In recent times, there have been notable machinery issues affecting vessels bunkering from the United States, particularly in the Houston area. These problems include failures in Main Engine startup, loss of power from auxiliary engines resulting in the loss of propulsion, and fuel pump malfunctions, among others. These concerns have been widely reported in the news.

CTI-Maritec, an independent fuel testing laboratory, has undertaken an investigation into fuel samples collected from this region. The analysis has revealed elevated levels of specific compounds, which have raised concerns about the stability of the fuel being used in these vessels.

Over the past few months, our testing has identified three vessel fuel samples with significantly high levels of two compounds:

• Dihydro-dicyclopentadiene (ranging from 1200 ppm to 6000 ppm) and

• Tetrahydro-dicyclopentadiene (ranging from 2500 ppm to 5500 ppm)

These samples exhibited a poor reserve stability, measured using manual P-value by SMS1600 test method. This suggests a lack of homogeneity in the fuel sample, which could potentially pinpoint to similar conditions in the supplied fuel.

Table 1 (page 2) shows our findings for one of the samples upon progressive dilution with cetane, a paraffinic solvent prescribed for SMS1600 test method.

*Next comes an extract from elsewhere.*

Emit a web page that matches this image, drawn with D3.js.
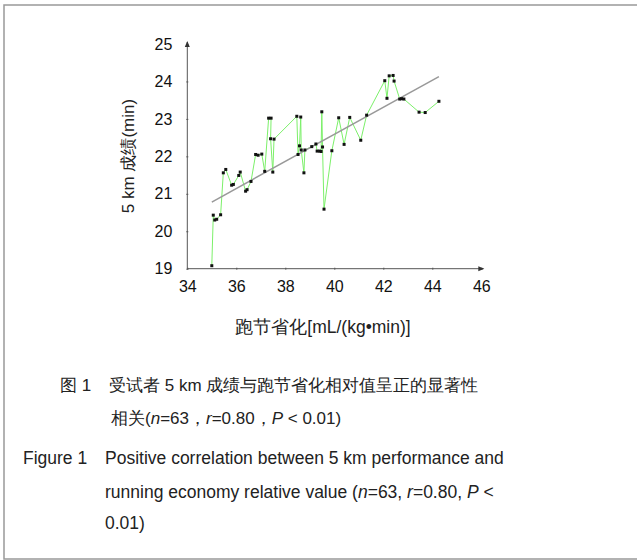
<!DOCTYPE html>
<html>
<head>
<meta charset="utf-8">
<script src="https://cdn.jsdelivr.net/npm/d3@7/dist/d3.min.js"></script>
<style>
  body { margin: 0; background: #fff; }
  svg { display: block; font-family: "Liberation Sans", Arial, sans-serif; }
</style>
</head>
<body>
<svg id="chart" width="637" height="560"></svg>
<script>
// Running economy (x) vs 5 km time (y), in path order
const runEconomy = [35.00, 35.06, 35.12, 35.20, 35.36, 35.47, 35.57, 35.81, 35.88, 36.10,
  36.16, 36.38, 36.44, 36.60, 36.79, 36.89, 37.04, 37.16, 37.32, 37.42,
  37.40, 37.49, 37.54, 38.47, 38.52, 38.58, 38.63, 38.65, 38.76, 38.80,
  39.08, 39.25, 39.30, 39.40, 39.46, 39.49, 39.52, 39.58, 39.90, 40.18,
  40.40, 40.63, 41.08, 41.32, 42.06, 42.15, 42.24, 42.40, 42.44, 42.67,
  42.75, 42.84, 43.46, 43.71, 44.27];
const time5km = [19.08, 20.43, 20.30, 20.32, 20.44, 21.56, 21.65, 21.23, 21.25, 21.49,
  21.58, 21.07, 21.11, 21.33, 22.05, 22.03, 22.06, 21.60, 23.02, 23.02,
  22.47, 21.58, 22.46, 23.07, 22.05, 22.28, 23.05, 22.17, 21.56, 22.17,
  22.26, 22.33, 22.14, 22.14, 22.13, 23.19, 22.25, 20.59, 22.15, 23.03,
  22.32, 23.04, 22.43, 23.10, 24.02, 23.55, 24.15, 24.16, 24.01, 23.53,
  23.54, 23.53, 23.18, 23.17, 23.47];
const fitX = [35.0, 44.27];
const fitY = [20.78, 24.13];
const xTicks = [34, 36, 38, 40, 42, 44, 46];
const yTicks = [19, 20, 21, 22, 23, 24, 25];

const svg = d3.select("#chart");

// frame
svg.append("rect").attr("x", 4).attr("y", 5).attr("width", 634).attr("height", 554)
  .attr("fill", "none").attr("stroke", "#999").attr("stroke-width", 1.5);

const x = d3.scaleLinear().domain([34, 46]).range([187.3, 481.3]);
const y = d3.scaleLinear().domain([19, 25]).range([268.7, 44]);

// axes
const xAxis = d3.axisBottom(x).tickValues(xTicks).tickSize(2).tickPadding(10).tickFormat(d3.format("d"));
const gx = svg.append("g").attr("transform", `translate(0,${y(19)})`).call(xAxis);
gx.select(".domain").attr("stroke", "#555").attr("d", `M${x(34)},0H${x(46) + 2}`);
gx.selectAll(".tick line").attr("stroke", "#555").attr("y1", -1).attr("y2", 1);
gx.selectAll(".tick text").attr("font-size", 16).attr("fill", "#111");

const yAxis = d3.axisLeft(y).tickValues(yTicks).tickSize(2).tickPadding(13).tickFormat(d3.format("d"));
const gy = svg.append("g").attr("transform", `translate(${x(34)},0)`).call(yAxis);
gy.select(".domain").attr("stroke", "#555").attr("d", `M0,${y(19)}V${y(25) - 2}`);
gy.selectAll(".tick line").attr("stroke", "#555").attr("x1", -1).attr("x2", 1);
gy.selectAll(".tick text").attr("font-size", 16).attr("fill", "#111");

// arrow heads
svg.append("path").attr("d", `M${x(34) - 2.5},${y(25) + 3}L${x(34)},${y(25) - 3}L${x(34) + 2.5},${y(25) + 3}Z`).attr("fill", "#333");
svg.append("path").attr("d", `M${x(46) - 3},${y(19) - 2.5}L${x(46) + 3},${y(19)}L${x(46) - 3},${y(19) + 2.5}Z`).attr("fill", "#333");

// connecting line
const pts = runEconomy.map((v, i) => [v, time5km[i]]);
svg.append("path").datum(pts)
  .attr("d", d3.line().x(d => x(d[0])).y(d => y(d[1])))
  .attr("fill", "none").attr("stroke", "#7cf06a").attr("stroke-width", 1);

// fit line
svg.append("line")
  .attr("x1", x(fitX[0])).attr("y1", y(fitY[0]))
  .attr("x2", x(fitX[1])).attr("y2", y(fitY[1]))
  .attr("stroke", "#999").attr("stroke-width", 1.5);

// points
svg.append("g").selectAll("rect").data(pts).join("rect")
  .attr("x", d => x(d[0]) - 1.5).attr("y", d => y(d[1]) - 1.5)
  .attr("width", 3).attr("height", 3).attr("fill", "#111");

// axis titles
svg.append("text").attr("transform", `translate(134,156) rotate(-90)`)
  .attr("text-anchor", "middle").attr("font-size", 17).attr("fill", "#222")
  .text("5 km 成绩(min)");
svg.append("text").attr("x", 323).attr("y", 333)
  .attr("text-anchor", "middle").attr("font-size", 17.5).attr("fill", "#222")
  .text("跑节省化[mL/(kg•min)]");

// captions
const cap = svg.append("g").attr("font-size", 17.5).attr("fill", "#222");
cap.append("text").attr("x", 60).attr("y", 391).attr("font-size", 17).text("图 1");
cap.append("text").attr("x", 109).attr("y", 391).attr("font-size", 17).text("受试者 5 km 成绩与跑节省化相对值呈正的显著性");
const c2 = cap.append("text").attr("x", 111).attr("y", 424).attr("font-size", 17);
c2.append("tspan").text("相关(");
c2.append("tspan").attr("font-style", "italic").text("n");
c2.append("tspan").text("=63，");
c2.append("tspan").attr("font-style", "italic").text("r");
c2.append("tspan").text("=0.80，");
c2.append("tspan").attr("font-style", "italic").text("P");
c2.append("tspan").text(" < 0.01)");

cap.append("text").attr("x", 23).attr("y", 464).text("Figure 1");
cap.append("text").attr("x", 105).attr("y", 464).text("Positive correlation between 5 km performance and");
const e2 = cap.append("text").attr("x", 105).attr("y", 498);
e2.append("tspan").text("running economy relative value (");
e2.append("tspan").attr("font-style", "italic").text("n");
e2.append("tspan").text("=63, ");
e2.append("tspan").attr("font-style", "italic").text("r");
e2.append("tspan").text("=0.80, ");
e2.append("tspan").attr("font-style", "italic").text("P");
e2.append("tspan").text(" <");
cap.append("text").attr("x", 105).attr("y", 529).text("0.01)");
</script>
</body>
</html>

Screenshot 2023 10 05 at 10.30.21 AM

Recommendation by CTI-Maritec

For acceptable fuel stability asphaltene flocculation generally does not occur upon cetane dilution up to 30%, and fuels that are able to withstand dilution up to 50% are considered as stable fuels for strategic long-term storage.

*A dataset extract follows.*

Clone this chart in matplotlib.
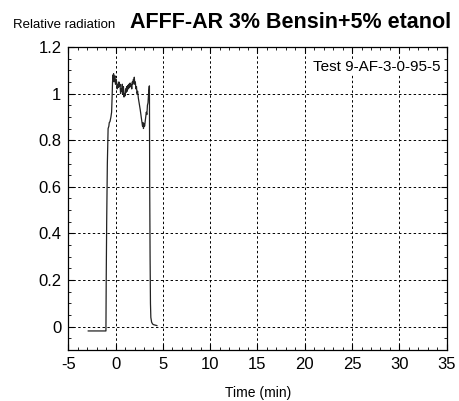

For the sample tested, asphaltene flocculation was detected prior to cetane dilution and gradual increase of cetane % increased the observed flocculation levels which indicates the fuel has poor stability reserve.

The presence of the compounds detected at elevated levels for the fuels tested increases the risk of unmanageable sludge deposition in the fuel oil system. This, in turn, can result in complications related to fuel treatment processes and engine operation.

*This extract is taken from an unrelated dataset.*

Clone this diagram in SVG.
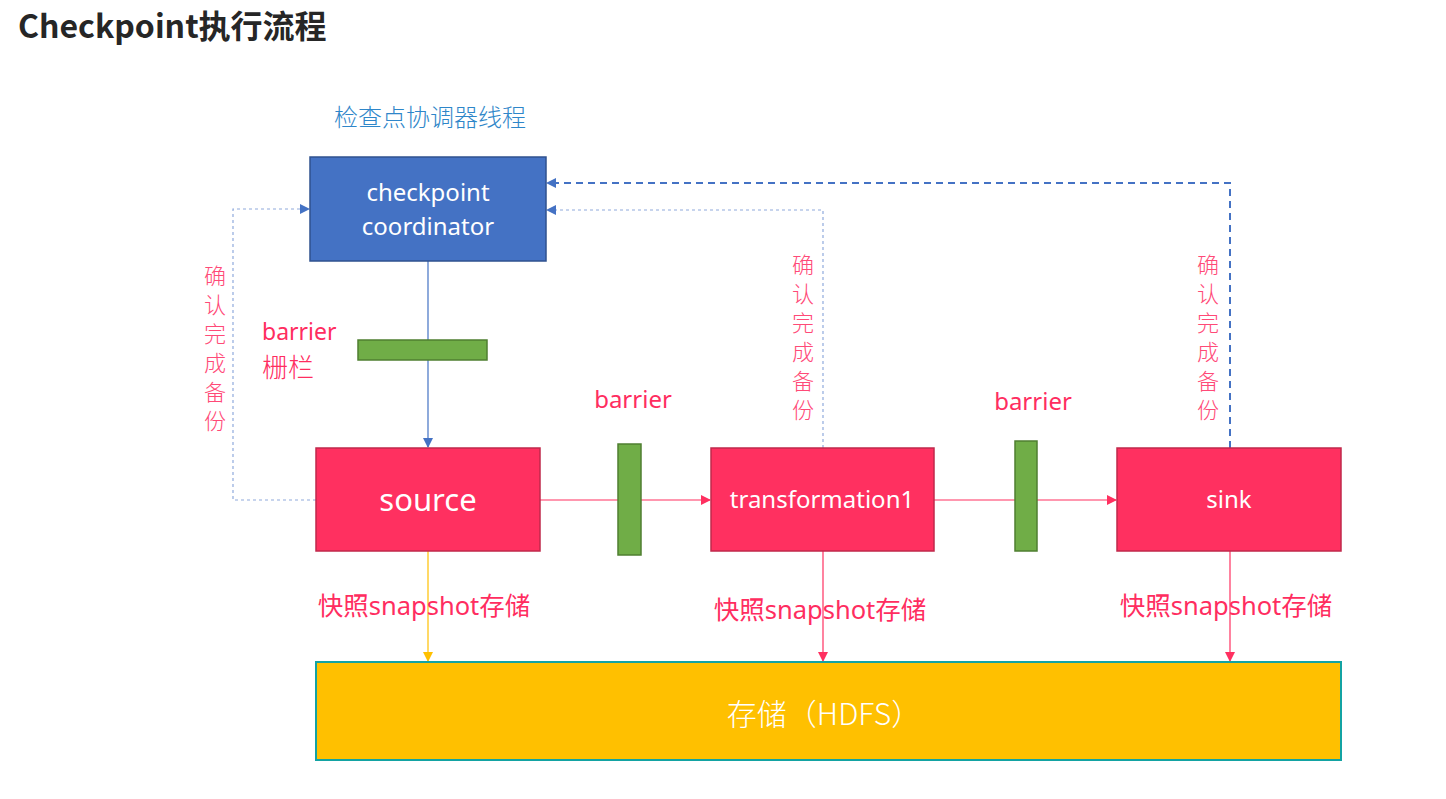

It is worth noting that while these compounds are commonly found in marine bunker fuels, their current prevalence in this region is unusually high. This may indicate inadequate quality control measures within the production and supply chain.

Based on the above findings, it can be argued that these fuels represented by the tested samples may not meet the general requirements outlined in clause 5 of ISO8217. Therefore, if your vessel is bunkering in this area, we strongly advise you to request the fuel supplier to provide a Certificate of Quality from an accredited laboratory.

This certificate should, at a minimum, confirm the absence of the aforementioned compounds using accredited GC-MS methods. This precautionary measure is crucial to ensure the safe and reliable operation of your vessel's machinery.

This document, however, does not reflect on the overall quality of fuel being supplied in the Houston region.